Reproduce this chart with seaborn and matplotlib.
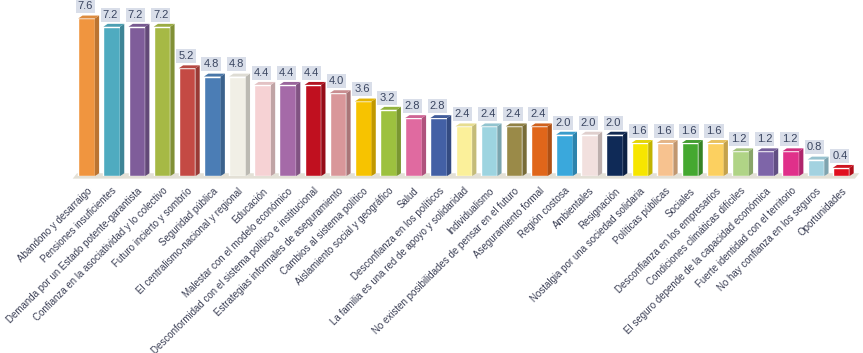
import numpy as np
import pandas as pd
import matplotlib
matplotlib.use("Agg")
import matplotlib.pyplot as plt
import matplotlib.colors as mcolors
from matplotlib.patches import Polygon
import seaborn as sns

categorias = [
    "Abandono y desarraigo",
    "Pensiones insuficientes",
    "Demanda por un Estado potente-garantista",
    "Confianza en la asociatividad y lo colectivo",
    "Futuro incierto y sombrío",
    "Seguridad pública",
    "El centralismo-nacional y regional",
    "Educación",
    "Malestar con el modelo económico",
    "Desconformidad con el sistema político e institucional",
    "Estrategias informales de aseguramiento",
    "Cambios al sistema político",
    "Aislamiento social y geográfico",
    "Salud",
    "Desconfianza en los políticos",
    "La familia es una red de apoyo y solidaridad",
    "Individualismo",
    "No existen posibilidades de pensar en el futuro",
    "Aseguramiento formal",
    "Región costosa",
    "Ambientales",
    "Resignación",
    "Nostalgia por una sociedad solidaria",
    "Políticas públicas",
    "Sociales",
    "Desconfianza en los empresarios",
    "Condiciones climáticas difíciles",
    "El seguro depende de la capacidad económica",
    "Fuerte identidad con el territorio",
    "No hay confianza en los seguros",
    "Oportunidades",
]
valores = [7.6, 7.2, 7.2, 7.2, 5.2, 4.8, 4.8, 4.4, 4.4, 4.4, 4.0, 3.6, 3.2, 2.8, 2.8,
           2.4, 2.4, 2.4, 2.4, 2.0, 2.0, 2.0, 1.6, 1.6, 1.6, 1.6, 1.2, 1.2, 1.2, 0.8, 0.4]
colores = [
    "#f0953f", "#4fabc0", "#7f5d9a", "#a6b945", "#c44a44", "#4b7db5", "#f1efe6",
    "#f6d2d4", "#a56aa8", "#c0101f", "#d9979a", "#f7c300", "#9dc13f", "#e06aa0",
    "#4360a5", "#fbf09a", "#9dd4e0", "#9a8a48", "#e0661a", "#3aa8dc", "#f2e0de",
    "#0f2a57", "#f7e600", "#f7c28f", "#45a830", "#fcd060", "#b0d486", "#7e65a8",
    "#e0308a", "#a3d2e0", "#e0101f",
]

df = pd.DataFrame({"categoria": categorias, "valor": valores})

sns.set_style("white")
plt.rcParams["font.family"] = ["Liberation Sans", "DejaVu Sans"]

fig = plt.figure(figsize=(8.63, 3.53), dpi=100)
ax = fig.add_axes([0.0857, 0.501, 0.9035, 0.482])

sns.barplot(data=df, x="categoria", y="valor", hue="categoria", palette=colores,
            legend=False, width=0.66, saturation=1, ax=ax)

n = len(categorias)
dx, dy = 0.17, 0.14

# piso gris bajo las barras
ax.add_patch(Polygon([(-0.55, -0.12), (n - 0.45, -0.12), (n - 0.45 + dx, dy), (-0.55 + dx, dy)],
                     closed=True, fc="#e3e0d6", ec="none", zorder=0, clip_on=False))

# caras laterales y superiores para el efecto 3D
for p, c, v in zip(ax.patches, colores, valores):
    x0, w, h = p.get_x(), p.get_width(), p.get_height()
    rgb = np.array(mcolors.to_rgb(c))
    side = rgb * 0.78
    top = np.clip(rgb * 0.9 + 0.02, 0, 1)
    ax.add_patch(Polygon([(x0 + w, 0), (x0 + w + dx, dy), (x0 + w + dx, h + dy), (x0 + w, h)],
                         closed=True, fc=side, ec="none", zorder=3))
    ax.add_patch(Polygon([(x0, h), (x0 + dx, h + dy), (x0 + w + dx, h + dy), (x0 + w, h)],
                         closed=True, fc=top, ec="none", zorder=3))
    ax.text(x0 + w / 2 - 0.05, h + dy + 0.2, f"{v:.1f}", ha="center", va="bottom",
            fontsize=8, color="#3a4560", zorder=4,
            bbox=dict(boxstyle="square,pad=0.18", fc="#d9dee9", ec="none"))

ax.set_xlim(-0.5, n - 0.5)
ax.set_ylim(0, 8.2)
ax.set_xlabel("")
ax.set_ylabel("")
ax.set_yticks([])
for s in ax.spines.values():
    s.set_visible(False)
ax.tick_params(axis="x", length=0, pad=7)
plt.setp(ax.get_xticklabels(), rotation=45, ha="right", rotation_mode="anchor",
         fontsize=7, color="#3b3f55")

fig.savefig("out.png", dpi=100)
plt.close(fig)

• • •

=== Your goal ===
Write out the lines from the start of the material to the line with "import seaborn as sns", inclusive and exactly. Skip the pictures.

=== Expected answer ===
Reproduce this chart with seaborn and matplotlib.
import numpy as np
import pandas as pd
import matplotlib
matplotlib.use("Agg")
import matplotlib.pyplot as plt
import matplotlib.colors as mcolors
from matplotlib.patches import Polygon
import seaborn as sns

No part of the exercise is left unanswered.